In the context of addressing FCC’s queries, it’s important to reflect on what institutions are the true sources of “openness” in civil society. Ensuring neutrality on a network that none of our descendants would want to use is an easy thing to do but hardly worthwhile. The choice today is one between bureaucracy and healthy competition. The federal agency claiming to protect networks can too easily herald their stagnation, creating a communications marketplace in which the players no longer resemble what would have emerged in a truly competitive market.
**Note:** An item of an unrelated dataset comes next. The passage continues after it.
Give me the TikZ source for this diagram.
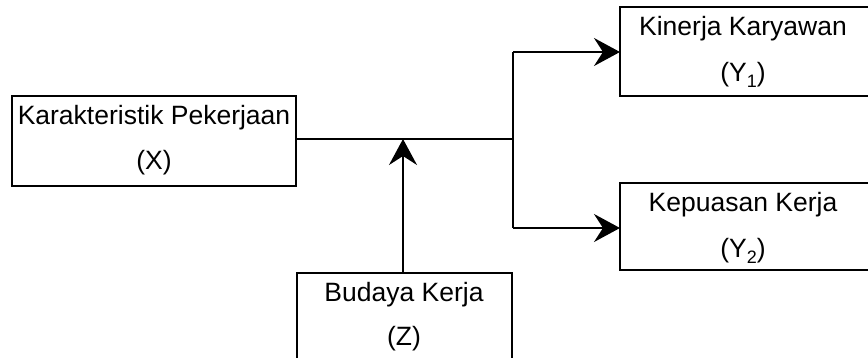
\documentclass[tikz,border=0pt]{standalone}
\usepackage{fontspec}
\setmainfont{Liberation Sans}
\usetikzlibrary{arrows.meta}
\newcommand{\sbs}[1]{\raisebox{-0.2em}{\fontsize{18}{20}\selectfont #1}}
\begin{document}
\begin{tikzpicture}[x=1pt,y=-1pt,
  lbl/.style={font=\fontsize{26.5}{30}\selectfont, inner sep=0pt, anchor=center},
  bx/.style={draw, line width=2pt},
  conn/.style={line width=2pt},
  arr/.style={conn, -{Stealth[length=26pt,width=28pt,inset=9pt]}}]
\useasboundingbox (0,0) rectangle (868,357);
\clip (0,0) rectangle (868,357);
\fill[white] (0,0) rectangle (868,357);
% boxes
\draw[bx] (12,96) rectangle (296,186);
\coordinate (xr) at (296,139);
\node[lbl] (x1) at (154,118) {Karakteristik Pekerjaan};
\node[lbl] (x2) at (154,163) {(X)};

\draw[bx] (620,7) rectangle (880,96);
\coordinate (y1l) at (620,52);
\node[lbl] (y11) at (743,29) {Kinerja Karyawan};
\node[lbl] (y12) at (743,75) {(Y\sbs{1})};

\draw[bx] (620,183) rectangle (880,270);
\coordinate (y2l) at (620,228);
\node[lbl] (y21) at (743,205) {Kepuasan Kerja};
\node[lbl] (y22) at (743,251) {(Y\sbs{2})};

\draw[bx] (297,273) rectangle (512,370);
\coordinate (zt) at (403,273);
\node[lbl] (z1) at (404,295) {Budaya Kerja};
\node[lbl] (z2) at (404,339) {(Z)};

% connectors
\coordinate (br) at (513,139);
\coordinate (bt) at (513,52);
\coordinate (bb) at (513,228);
\coordinate (mid) at (403,139);
\draw[conn] (xr) -- (br);
\draw[conn] (bt) -- (bb);
\draw[arr] (bt) -- (y1l);
\draw[arr] (bb) -- (y2l);
\draw[arr] (zt) -- (mid);
\end{tikzpicture}
\end{document}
Again, an elemental misconception in this entire FCC proceeding is that the interests of infrastructure owners on the one hand, and content owners on the other (as well as consumers) legitimately conflict in a world where the option of turning to regulators for favorable political treatment is unavailable.

Rather, content and infrastructure are natural partners in a non-politicized environment characterized by free enterprise. In the most rudimentary sense, consumers of content are shareholders of infrastructure companies too.